_GIVEN MATERIAL_.
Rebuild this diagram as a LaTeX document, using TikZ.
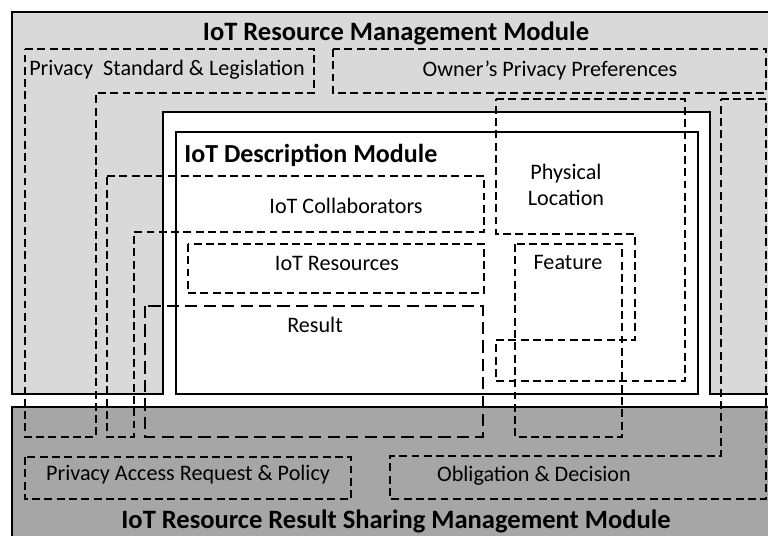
\documentclass[tikz,border=0pt]{standalone}
\usepackage{fontspec}
\setmainfont{Carlito}
\usepackage{tikz}
\usetikzlibrary{positioning}
\definecolor{lightgrey}{HTML}{D9D9D9}
\definecolor{darkgrey}{HTML}{A6A6A6}
\tikzset{
  module/.style={draw=black, line width=1.1pt},
  zone/.style={draw=black, dash pattern=on 4.5pt off 2.5pt, line width=0.85pt},
  resultzone/.style={draw=black, dash pattern=on 7pt off 3.5pt, line width=1.7pt},
  title/.style={font=\bfseries\fontsize{15.1}{17}\selectfont, inner sep=0pt},
  desctitle/.style={font=\bfseries\fontsize{14.8}{17}\selectfont, inner sep=0pt, anchor=west},
  label/.style={font=\fontsize{12.6}{15}\selectfont, inner sep=0pt, align=center}
}

\begin{document}
\begin{tikzpicture}[x=0.02cm, y=-0.02cm]
\clip (0,0) rectangle (768,536);

% grey modules
\fill[lightgrey] (12,12) rectangle (775,394);
\fill[white] (163,112) rectangle (710,394);
\draw[module] (775,12) -- (12,12) -- (12,394) -- (163,394) -- (163,112) -- (710,112) -- (710,394) -- (775,394);
\draw[module, fill=darkgrey] (12,407) rectangle (775,545);
\draw[module, fill=white] (176,132) rectangle (698,394);

% dashed zones
\draw[zone] (25,49) -- (314,49) -- (314,93) -- (96,93) -- (96,437) -- (25,437) -- cycle;
\draw[zone] (333,49) rectangle (766,93);
\draw[zone] (107,176) -- (484,176) -- (484,232) -- (134,232) -- (134,437) -- (107,437) -- cycle;
\draw[zone] (188,244) rectangle (484,293);
\draw[resultzone] (145,306) rectangle (483,437);
\draw[zone] (496,99) -- (685,99) -- (685,381) -- (496,381) -- (496,340) -- (635,340) -- (635,234) -- (496,234) -- cycle;
\draw[zone] (515,244) rectangle (622,437);
\draw[zone] (25,457) rectangle (351,499);
\draw[zone] (721,99) -- (766,99) -- (766,499) -- (390,499) -- (390,456) -- (721,456) -- cycle;

% texts
\node[title] (mgmt) at (396,33) {IoT Resource Management Module};
\node[label] (standard) at (167,70) {Privacy\ \ Standard \& Legislation};
\node[label] (owner) at (550,70) {Owner’s Privacy Preferences};
\node[desctitle] (desc) at (184,155) {IoT Description Module};
\node[label] (collab) at (346,206) {IoT Collaborators};
\node[label] (resources) at (337,263) {IoT Resources};
\node[label] (result) at (315,325) {Result};
\node[label] (location) at (566,185) {Physical\\Location};
\node[label] (feature) at (568,262) {Feature};
\node[label] (access) at (188,475) {Privacy Access Request \& Policy};
\node[label] (obligation) at (534,476) {Obligation \& Decision};
\node[title] (sharing) at (396,521) {IoT Resource Result Sharing Management Module};

\end{tikzpicture}
\end{document}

_EXERCISE OBJECTIVE_.
Restate the data above word for word. Do not include the images.

_SOLVED PROBLEM_.
Rebuild this diagram as a LaTeX document, using TikZ.
\documentclass[tikz,border=0pt]{standalone}
\usepackage{fontspec}
\setmainfont{Carlito}
\usepackage{tikz}
\usetikzlibrary{positioning}
\definecolor{lightgrey}{HTML}{D9D9D9}
\definecolor{darkgrey}{HTML}{A6A6A6}
\tikzset{
  module/.style={draw=black, line width=1.1pt},
  zone/.style={draw=black, dash pattern=on 4.5pt off 2.5pt, line width=0.85pt},
  resultzone/.style={draw=black, dash pattern=on 7pt off 3.5pt, line width=1.7pt},
  title/.style={font=\bfseries\fontsize{15.1}{17}\selectfont, inner sep=0pt},
  desctitle/.style={font=\bfseries\fontsize{14.8}{17}\selectfont, inner sep=0pt, anchor=west},
  label/.style={font=\fontsize{12.6}{15}\selectfont, inner sep=0pt, align=center}
}

\begin{document}
\begin{tikzpicture}[x=0.02cm, y=-0.02cm]
\clip (0,0) rectangle (768,536);

% grey modules
\fill[lightgrey] (12,12) rectangle (775,394);
\fill[white] (163,112) rectangle (710,394);
\draw[module] (775,12) -- (12,12) -- (12,394) -- (163,394) -- (163,112) -- (710,112) -- (710,394) -- (775,394);
\draw[module, fill=darkgrey] (12,407) rectangle (775,545);
\draw[module, fill=white] (176,132) rectangle (698,394);

% dashed zones
\draw[zone] (25,49) -- (314,49) -- (314,93) -- (96,93) -- (96,437) -- (25,437) -- cycle;
\draw[zone] (333,49) rectangle (766,93);
\draw[zone] (107,176) -- (484,176) -- (484,232) -- (134,232) -- (134,437) -- (107,437) -- cycle;
\draw[zone] (188,244) rectangle (484,293);
\draw[resultzone] (145,306) rectangle (483,437);
\draw[zone] (496,99) -- (685,99) -- (685,381) -- (496,381) -- (496,340) -- (635,340) -- (635,234) -- (496,234) -- cycle;
\draw[zone] (515,244) rectangle (622,437);
\draw[zone] (25,457) rectangle (351,499);
\draw[zone] (721,99) -- (766,99) -- (766,499) -- (390,499) -- (390,456) -- (721,456) -- cycle;

% texts
\node[title] (mgmt) at (396,33) {IoT Resource Management Module};
\node[label] (standard) at (167,70) {Privacy\ \ Standard \& Legislation};
\node[label] (owner) at (550,70) {Owner’s Privacy Preferences};
\node[desctitle] (desc) at (184,155) {IoT Description Module};
\node[label] (collab) at (346,206) {IoT Collaborators};
\node[label] (resources) at (337,263) {IoT Resources};
\node[label] (result) at (315,325) {Result};
\node[label] (location) at (566,185) {Physical\\Location};
\node[label] (feature) at (568,262) {Feature};
\node[label] (access) at (188,475) {Privacy Access Request \& Policy};
\node[label] (obligation) at (534,476) {Obligation \& Decision};
\node[title] (sharing) at (396,521) {IoT Resource Result Sharing Management Module};

\end{tikzpicture}
\end{document}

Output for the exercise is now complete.